**Requirement**
Give an exact transcription of every line, dropping the images.

**Information provided**
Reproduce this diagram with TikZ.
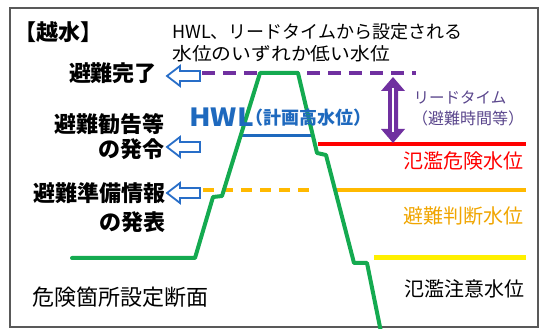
\documentclass[tikz,border=0pt]{standalone}
\usepackage{fontspec}
\setmainfont{Noto Sans CJK JP}
\newcommand{\fsz}[1]{\fontsize{#1}{#1}\selectfont}
\definecolor{dike}{RGB}{20,170,80}
\definecolor{lpurple}{RGB}{112,48,160}
\definecolor{tpurple}{RGB}{90,70,140}
\definecolor{hwlblue}{RGB}{30,105,190}
\definecolor{arrblue}{RGB}{40,110,200}
\definecolor{lorange}{RGB}{255,185,0}
\definecolor{torange}{RGB}{240,165,0}
\definecolor{lyellow}{RGB}{255,240,0}
\definecolor{lred}{RGB}{255,0,0}
\begin{document}
\begin{tikzpicture}[x=1pt,y=-1pt,
  txt/.style={inner sep=0pt,anchor=center},
  lbl/.style={txt,font=\fsz{22}\bfseries},
  lvl/.style={txt,font=\fsz{20}},
  hollowarrow/.style={draw=arrblue,fill=white,line width=1.8pt,line join=miter},
  dikeline/.style={draw=dike,line width=4pt,line join=round,line cap=round}]
\useasboundingbox (0,0) rectangle (542,329);
% frame
\draw[black!65,line width=1.5pt] (10,8) rectangle (538,327);
% level lines
\draw[lpurple,line width=4pt,dash pattern=on 13pt off 8pt] (202,73) -- (416,73);
\draw[hwlblue,line width=3pt] (242,136) -- (313,136);
\draw[lred,line width=4pt] (318,144) -- (526,144);
\draw[lorange,line width=4pt,dash pattern=on 11pt off 8pt] (203,190) -- (313,190);
\draw[lorange,line width=4pt] (337,190) -- (526,190);
\draw[lyellow,line width=5pt] (374,258) -- (526,258);
% dike cross-section
\draw[dikeline] (72,258) -- (195,258) -- (213,197) -- (222,196) -- (260,73) -- (298,73)
  -- (317,153) -- (326,155) -- (354,263) -- (367,263) -- (381,332);
% hollow arrows
\draw[hollowarrow] (167,76) -- ++(13,-10) -- ++(0,5) -- ++(20,0) -- ++(0,10) -- ++(-20,0) -- ++(0,5) -- cycle;
\draw[hollowarrow] (167,147) -- ++(13,-10) -- ++(0,5) -- ++(20,0) -- ++(0,10) -- ++(-20,0) -- ++(0,5) -- cycle;
\draw[hollowarrow] (167,193) -- ++(13,-10) -- ++(0,5) -- ++(20,0) -- ++(0,10) -- ++(-20,0) -- ++(0,5) -- cycle;
% lead-time double arrow
\fill[lpurple] (393,77) -- (381,91) -- (388,91) -- (388,129) -- (381,129) -- (393,143)
  -- (405,129) -- (398,129) -- (398,91) -- (405,91) -- cycle;
\draw[white,line width=2.5pt] (393,88) -- (393,132);
% texts
\node[txt,font=\fsz{22}\bfseries] (title) at (59,32) {【越水】};
\node[txt,anchor=west,font=\fsz{18}] (note1) at (172,32) {HWL、リードタイムから設定される};
\node[txt,anchor=west,font=\fsz{18}] (note2) at (172,54) {\scalebox{1.1}[1]{水位のいずれか低い水位}};
\node[lbl] (kanryo) at (113,73) {避難完了};
\node[lbl,anchor=east] (kankoku) at (165,124) {避難勧告等};
\node[lbl,anchor=east] (hatsurei) at (165,149) {の発令};
\node[lbl,anchor=east] (junbi) at (166,193) {避難準備情報};
\node[lbl,anchor=east] (happyo) at (166,222) {の発表};
\node[txt,font=\fsz{22}] (danmen) at (121,297) {危険箇所設定断面};
\node[txt,anchor=west,text=hwlblue,font=\fsz{25}\bfseries] (hwl) at (189,117) {\scalebox{1.12}[1]{HWL}};
\node[txt,text=hwlblue,font=\fsz{18}\bfseries] (hwlj) at (308,118) {（計画高水位）};
\node[txt,text=tpurple,font=\fsz{15.5}] (lead1) at (460,98) {リードタイム};
\node[txt,text=tpurple,font=\fsz{16}] (lead2) at (468,118) {（避難時間等）};
\node[lvl,text=lred] (kiken) at (463,161) {氾濫危険水位};
\node[lvl,text=torange] (handan) at (463,216) {避難判断水位};
\node[lvl] (chui) at (464,289) {氾濫注意水位};
\end{tikzpicture}
\end{document}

**Exercise result**
Reproduce this diagram with TikZ.
\documentclass[tikz,border=0pt]{standalone}
\usepackage{fontspec}
\setmainfont{Noto Sans CJK JP}
\newcommand{\fsz}[1]{\fontsize{#1}{#1}\selectfont}
\definecolor{dike}{RGB}{20,170,80}
\definecolor{lpurple}{RGB}{112,48,160}
\definecolor{tpurple}{RGB}{90,70,140}
\definecolor{hwlblue}{RGB}{30,105,190}
\definecolor{arrblue}{RGB}{40,110,200}
\definecolor{lorange}{RGB}{255,185,0}
\definecolor{torange}{RGB}{240,165,0}
\definecolor{lyellow}{RGB}{255,240,0}
\definecolor{lred}{RGB}{255,0,0}
\begin{document}
\begin{tikzpicture}[x=1pt,y=-1pt,
  txt/.style={inner sep=0pt,anchor=center},
  lbl/.style={txt,font=\fsz{22}\bfseries},
  lvl/.style={txt,font=\fsz{20}},
  hollowarrow/.style={draw=arrblue,fill=white,line width=1.8pt,line join=miter},
  dikeline/.style={draw=dike,line width=4pt,line join=round,line cap=round}]
\useasboundingbox (0,0) rectangle (542,329);
% frame
\draw[black!65,line width=1.5pt] (10,8) rectangle (538,327);
% level lines
\draw[lpurple,line width=4pt,dash pattern=on 13pt off 8pt] (202,73) -- (416,73);
\draw[hwlblue,line width=3pt] (242,136) -- (313,136);
\draw[lred,line width=4pt] (318,144) -- (526,144);
\draw[lorange,line width=4pt,dash pattern=on 11pt off 8pt] (203,190) -- (313,190);
\draw[lorange,line width=4pt] (337,190) -- (526,190);
\draw[lyellow,line width=5pt] (374,258) -- (526,258);
% dike cross-section
\draw[dikeline] (72,258) -- (195,258) -- (213,197) -- (222,196) -- (260,73) -- (298,73)
  -- (317,153) -- (326,155) -- (354,263) -- (367,263) -- (381,332);
% hollow arrows
\draw[hollowarrow] (167,76) -- ++(13,-10) -- ++(0,5) -- ++(20,0) -- ++(0,10) -- ++(-20,0) -- ++(0,5) -- cycle;
\draw[hollowarrow] (167,147) -- ++(13,-10) -- ++(0,5) -- ++(20,0) -- ++(0,10) -- ++(-20,0) -- ++(0,5) -- cycle;
\draw[hollowarrow] (167,193) -- ++(13,-10) -- ++(0,5) -- ++(20,0) -- ++(0,10) -- ++(-20,0) -- ++(0,5) -- cycle;
% lead-time double arrow
\fill[lpurple] (393,77) -- (381,91) -- (388,91) -- (388,129) -- (381,129) -- (393,143)
  -- (405,129) -- (398,129) -- (398,91) -- (405,91) -- cycle;
\draw[white,line width=2.5pt] (393,88) -- (393,132);
% texts
\node[txt,font=\fsz{22}\bfseries] (title) at (59,32) {【越水】};
\node[txt,anchor=west,font=\fsz{18}] (note1) at (172,32) {HWL、リードタイムから設定される};
\node[txt,anchor=west,font=\fsz{18}] (note2) at (172,54) {\scalebox{1.1}[1]{水位のいずれか低い水位}};
\node[lbl] (kanryo) at (113,73) {避難完了};
\node[lbl,anchor=east] (kankoku) at (165,124) {避難勧告等};
\node[lbl,anchor=east] (hatsurei) at (165,149) {の発令};
\node[lbl,anchor=east] (junbi) at (166,193) {避難準備情報};
\node[lbl,anchor=east] (happyo) at (166,222) {の発表};
\node[txt,font=\fsz{22}] (danmen) at (121,297) {危険箇所設定断面};
\node[txt,anchor=west,text=hwlblue,font=\fsz{25}\bfseries] (hwl) at (189,117) {\scalebox{1.12}[1]{HWL}};
\node[txt,text=hwlblue,font=\fsz{18}\bfseries] (hwlj) at (308,118) {（計画高水位）};
\node[txt,text=tpurple,font=\fsz{15.5}] (lead1) at (460,98) {リードタイム};
\node[txt,text=tpurple,font=\fsz{16}] (lead2) at (468,118) {（避難時間等）};
\node[lvl,text=lred] (kiken) at (463,161) {氾濫危険水位};
\node[lvl,text=torange] (handan) at (463,216) {避難判断水位};
\node[lvl] (chui) at (464,289) {氾濫注意水位};
\end{tikzpicture}
\end{document}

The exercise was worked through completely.